— What the exercise asks —
Only the lines from the one containing "Write a Python" down to the one containing "mm = [10.2, 9.5, 8.0]", inclusive, are to be quoted exactly.

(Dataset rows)
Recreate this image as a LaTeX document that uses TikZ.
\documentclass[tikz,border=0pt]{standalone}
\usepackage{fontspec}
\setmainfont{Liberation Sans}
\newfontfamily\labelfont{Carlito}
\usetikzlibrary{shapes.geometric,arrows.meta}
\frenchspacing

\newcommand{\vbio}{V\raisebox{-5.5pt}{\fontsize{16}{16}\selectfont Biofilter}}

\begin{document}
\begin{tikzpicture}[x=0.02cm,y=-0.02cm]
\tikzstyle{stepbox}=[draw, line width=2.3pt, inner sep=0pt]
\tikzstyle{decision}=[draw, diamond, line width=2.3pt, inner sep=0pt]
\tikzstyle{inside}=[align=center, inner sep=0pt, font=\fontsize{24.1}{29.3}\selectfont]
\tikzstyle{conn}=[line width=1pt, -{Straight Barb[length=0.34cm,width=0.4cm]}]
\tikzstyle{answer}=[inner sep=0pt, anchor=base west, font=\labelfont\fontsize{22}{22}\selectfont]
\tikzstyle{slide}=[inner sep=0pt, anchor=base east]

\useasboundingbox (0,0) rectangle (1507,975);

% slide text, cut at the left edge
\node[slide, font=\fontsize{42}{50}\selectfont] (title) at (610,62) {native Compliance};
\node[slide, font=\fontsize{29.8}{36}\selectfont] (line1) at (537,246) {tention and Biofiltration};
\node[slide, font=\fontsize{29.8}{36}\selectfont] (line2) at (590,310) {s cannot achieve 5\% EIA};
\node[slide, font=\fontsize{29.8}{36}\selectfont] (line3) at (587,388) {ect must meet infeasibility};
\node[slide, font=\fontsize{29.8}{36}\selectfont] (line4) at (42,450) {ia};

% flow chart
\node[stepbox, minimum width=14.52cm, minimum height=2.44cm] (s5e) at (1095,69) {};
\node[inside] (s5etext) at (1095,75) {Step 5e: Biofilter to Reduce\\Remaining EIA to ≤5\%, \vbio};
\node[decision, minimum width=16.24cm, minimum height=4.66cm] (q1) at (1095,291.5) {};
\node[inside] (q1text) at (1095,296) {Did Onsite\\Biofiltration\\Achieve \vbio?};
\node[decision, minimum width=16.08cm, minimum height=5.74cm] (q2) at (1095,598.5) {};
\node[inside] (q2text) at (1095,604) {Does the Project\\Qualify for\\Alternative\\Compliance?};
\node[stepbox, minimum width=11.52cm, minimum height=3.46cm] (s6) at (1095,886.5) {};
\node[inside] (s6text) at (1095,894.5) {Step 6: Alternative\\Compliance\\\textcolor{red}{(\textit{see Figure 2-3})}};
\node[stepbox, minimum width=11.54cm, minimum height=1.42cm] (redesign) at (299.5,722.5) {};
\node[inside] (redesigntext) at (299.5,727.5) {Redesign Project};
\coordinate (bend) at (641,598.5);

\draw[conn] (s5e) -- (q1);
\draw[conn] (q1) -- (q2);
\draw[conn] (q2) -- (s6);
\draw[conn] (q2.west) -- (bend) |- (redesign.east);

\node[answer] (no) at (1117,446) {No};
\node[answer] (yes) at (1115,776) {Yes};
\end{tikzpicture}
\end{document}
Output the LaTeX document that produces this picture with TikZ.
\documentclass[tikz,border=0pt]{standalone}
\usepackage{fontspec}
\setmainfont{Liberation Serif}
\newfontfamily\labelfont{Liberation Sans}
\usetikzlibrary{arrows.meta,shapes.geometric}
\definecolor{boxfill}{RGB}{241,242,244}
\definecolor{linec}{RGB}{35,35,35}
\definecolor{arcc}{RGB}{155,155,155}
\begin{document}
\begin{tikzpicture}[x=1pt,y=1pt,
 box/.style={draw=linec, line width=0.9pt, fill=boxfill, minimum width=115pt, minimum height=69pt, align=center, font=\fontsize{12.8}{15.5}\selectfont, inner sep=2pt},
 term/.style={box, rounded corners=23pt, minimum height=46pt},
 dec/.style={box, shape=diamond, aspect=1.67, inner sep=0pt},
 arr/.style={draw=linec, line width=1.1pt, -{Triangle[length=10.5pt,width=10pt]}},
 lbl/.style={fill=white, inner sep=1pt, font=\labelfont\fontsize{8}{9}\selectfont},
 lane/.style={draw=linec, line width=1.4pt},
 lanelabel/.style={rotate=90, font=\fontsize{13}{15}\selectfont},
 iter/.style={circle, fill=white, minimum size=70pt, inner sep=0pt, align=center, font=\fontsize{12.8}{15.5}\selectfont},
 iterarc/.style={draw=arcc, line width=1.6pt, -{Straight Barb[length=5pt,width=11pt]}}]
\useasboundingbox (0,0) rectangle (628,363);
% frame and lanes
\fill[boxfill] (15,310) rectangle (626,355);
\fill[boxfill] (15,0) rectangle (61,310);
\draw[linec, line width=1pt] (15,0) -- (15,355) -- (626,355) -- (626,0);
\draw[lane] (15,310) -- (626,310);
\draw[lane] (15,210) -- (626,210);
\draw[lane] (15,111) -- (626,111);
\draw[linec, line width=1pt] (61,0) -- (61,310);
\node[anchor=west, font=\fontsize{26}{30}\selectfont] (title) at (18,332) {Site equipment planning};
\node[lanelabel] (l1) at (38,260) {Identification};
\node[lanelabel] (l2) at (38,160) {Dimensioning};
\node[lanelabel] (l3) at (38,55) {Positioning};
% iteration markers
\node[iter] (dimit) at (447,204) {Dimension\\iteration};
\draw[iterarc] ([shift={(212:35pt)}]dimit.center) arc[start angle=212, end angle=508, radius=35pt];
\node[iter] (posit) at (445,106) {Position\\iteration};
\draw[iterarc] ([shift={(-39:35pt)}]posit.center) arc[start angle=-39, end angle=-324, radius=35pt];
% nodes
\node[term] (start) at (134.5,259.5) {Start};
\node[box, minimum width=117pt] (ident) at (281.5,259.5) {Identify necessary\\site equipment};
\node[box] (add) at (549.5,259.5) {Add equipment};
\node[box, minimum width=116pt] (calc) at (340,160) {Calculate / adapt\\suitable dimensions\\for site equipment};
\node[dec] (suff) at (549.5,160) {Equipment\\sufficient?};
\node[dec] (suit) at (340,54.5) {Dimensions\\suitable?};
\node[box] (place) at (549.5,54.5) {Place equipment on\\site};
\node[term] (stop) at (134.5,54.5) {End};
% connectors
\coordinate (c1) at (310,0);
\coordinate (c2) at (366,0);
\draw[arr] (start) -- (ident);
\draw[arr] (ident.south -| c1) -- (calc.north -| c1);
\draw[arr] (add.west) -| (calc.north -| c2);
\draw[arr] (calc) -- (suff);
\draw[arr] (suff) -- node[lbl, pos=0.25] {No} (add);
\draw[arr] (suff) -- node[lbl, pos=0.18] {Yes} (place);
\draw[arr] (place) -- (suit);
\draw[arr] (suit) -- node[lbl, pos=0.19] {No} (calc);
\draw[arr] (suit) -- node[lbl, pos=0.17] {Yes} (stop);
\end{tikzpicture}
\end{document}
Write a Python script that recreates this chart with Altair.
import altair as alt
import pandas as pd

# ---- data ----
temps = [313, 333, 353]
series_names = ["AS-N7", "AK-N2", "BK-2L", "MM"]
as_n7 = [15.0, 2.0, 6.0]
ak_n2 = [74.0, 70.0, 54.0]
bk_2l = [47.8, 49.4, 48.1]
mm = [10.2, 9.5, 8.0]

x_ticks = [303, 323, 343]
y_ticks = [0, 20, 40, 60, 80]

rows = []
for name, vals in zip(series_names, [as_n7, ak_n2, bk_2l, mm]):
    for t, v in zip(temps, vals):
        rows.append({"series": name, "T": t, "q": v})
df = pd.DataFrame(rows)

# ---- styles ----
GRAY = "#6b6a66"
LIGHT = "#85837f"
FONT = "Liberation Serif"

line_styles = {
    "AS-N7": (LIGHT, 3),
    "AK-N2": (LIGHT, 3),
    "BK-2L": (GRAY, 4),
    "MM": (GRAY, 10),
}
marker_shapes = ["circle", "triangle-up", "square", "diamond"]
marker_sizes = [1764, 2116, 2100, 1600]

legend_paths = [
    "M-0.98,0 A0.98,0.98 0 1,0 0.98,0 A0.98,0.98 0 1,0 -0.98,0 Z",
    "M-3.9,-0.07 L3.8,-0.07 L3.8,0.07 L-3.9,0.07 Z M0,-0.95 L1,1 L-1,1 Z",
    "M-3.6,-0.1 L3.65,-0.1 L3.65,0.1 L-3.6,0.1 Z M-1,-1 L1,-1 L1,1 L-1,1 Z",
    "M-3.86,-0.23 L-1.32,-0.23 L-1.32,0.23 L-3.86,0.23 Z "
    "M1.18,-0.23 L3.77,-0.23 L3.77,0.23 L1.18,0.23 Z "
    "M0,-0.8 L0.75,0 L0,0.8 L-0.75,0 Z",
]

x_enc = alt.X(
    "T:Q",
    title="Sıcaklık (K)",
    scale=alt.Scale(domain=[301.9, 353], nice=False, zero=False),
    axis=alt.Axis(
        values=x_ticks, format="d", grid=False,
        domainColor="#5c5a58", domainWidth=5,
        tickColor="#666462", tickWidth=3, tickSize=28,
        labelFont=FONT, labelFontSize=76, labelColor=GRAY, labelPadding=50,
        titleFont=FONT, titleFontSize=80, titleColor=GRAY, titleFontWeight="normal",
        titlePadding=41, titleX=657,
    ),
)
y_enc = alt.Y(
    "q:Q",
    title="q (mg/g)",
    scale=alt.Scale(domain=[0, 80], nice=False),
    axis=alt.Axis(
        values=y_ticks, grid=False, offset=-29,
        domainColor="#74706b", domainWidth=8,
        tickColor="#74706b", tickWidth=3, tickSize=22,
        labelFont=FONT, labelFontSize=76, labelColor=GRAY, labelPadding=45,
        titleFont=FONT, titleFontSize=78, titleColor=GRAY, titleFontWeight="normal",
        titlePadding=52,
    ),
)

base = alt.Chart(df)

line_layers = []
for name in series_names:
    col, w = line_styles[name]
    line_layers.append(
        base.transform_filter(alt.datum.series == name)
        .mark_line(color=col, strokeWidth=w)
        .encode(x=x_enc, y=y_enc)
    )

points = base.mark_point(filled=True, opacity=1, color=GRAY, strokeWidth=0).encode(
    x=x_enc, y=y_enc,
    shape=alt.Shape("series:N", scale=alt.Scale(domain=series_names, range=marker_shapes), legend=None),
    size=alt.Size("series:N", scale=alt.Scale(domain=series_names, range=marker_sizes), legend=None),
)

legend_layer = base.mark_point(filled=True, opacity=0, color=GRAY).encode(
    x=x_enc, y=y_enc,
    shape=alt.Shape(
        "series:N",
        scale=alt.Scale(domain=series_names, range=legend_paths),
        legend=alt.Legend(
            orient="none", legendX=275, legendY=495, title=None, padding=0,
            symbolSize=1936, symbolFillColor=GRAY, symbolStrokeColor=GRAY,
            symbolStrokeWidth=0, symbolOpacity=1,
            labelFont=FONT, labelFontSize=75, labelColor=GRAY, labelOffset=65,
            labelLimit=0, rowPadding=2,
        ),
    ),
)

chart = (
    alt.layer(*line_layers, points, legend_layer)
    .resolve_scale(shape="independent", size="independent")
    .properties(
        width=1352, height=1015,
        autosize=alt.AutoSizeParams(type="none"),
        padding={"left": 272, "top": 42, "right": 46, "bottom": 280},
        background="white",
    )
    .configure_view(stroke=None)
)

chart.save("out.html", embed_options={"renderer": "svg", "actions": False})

— Worked answer —
Write a Python script that recreates this chart with Altair.
import altair as alt
import pandas as pd

# ---- data ----
temps = [313, 333, 353]
series_names = ["AS-N7", "AK-N2", "BK-2L", "MM"]
as_n7 = [15.0, 2.0, 6.0]
ak_n2 = [74.0, 70.0, 54.0]
bk_2l = [47.8, 49.4, 48.1]
mm = [10.2, 9.5, 8.0]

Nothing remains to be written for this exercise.